# Berkouwer: The Work of Christ.



## RamistThomist (Sep 23, 2017)

Berkouwer, G. C. _The Work of Christ_. Grand Rapids: Eerdmans.

Berkouwer follows the movement of the Apostle’s Creed in showing forth the work (economy) of Christ. Berkouwer wants to maintain the unity of the Person and Work of Christ, so he sees the Incarnation as contingent upon man’s fall.

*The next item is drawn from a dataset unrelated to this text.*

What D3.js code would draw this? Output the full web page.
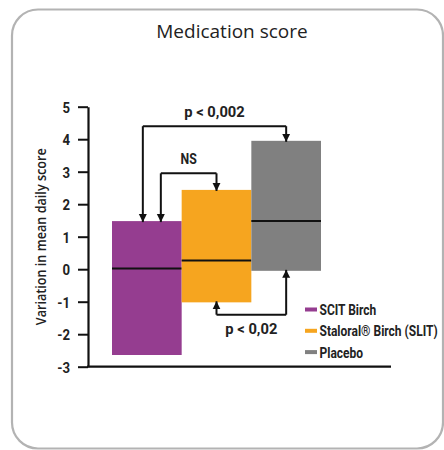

Message of the incarnation: not the elevatio of human nature but its deliverance and restoration by him whom the father had sent (29).

Christ’s Office

Pivotal point: Christ’s name, Anointed One, is in analogy with the office-bearers of the Old Testament (62). Contra Rome, there is no need to mediate the munus triplex to us, since Christ doesn’t need a mediator (78). Christ is fully present in all of his work, so there is no need for a vicarious representative (79). The Mass: the sacerdotal office replaces the munus triplex. Lost is the historical progression in Christ’s work from humiliation to exaltation. And for the kingly office, while Rome says Christ is head of the nations, he isn’t really king in his church (85).

Half of the book was a remarkable analysis of key Dutch Reformed positions in the modern age. The chapters on the Offices of Christ and the Sessio are outstanding. The other chapters on reconciliation are good, but nothing unique about that.


----------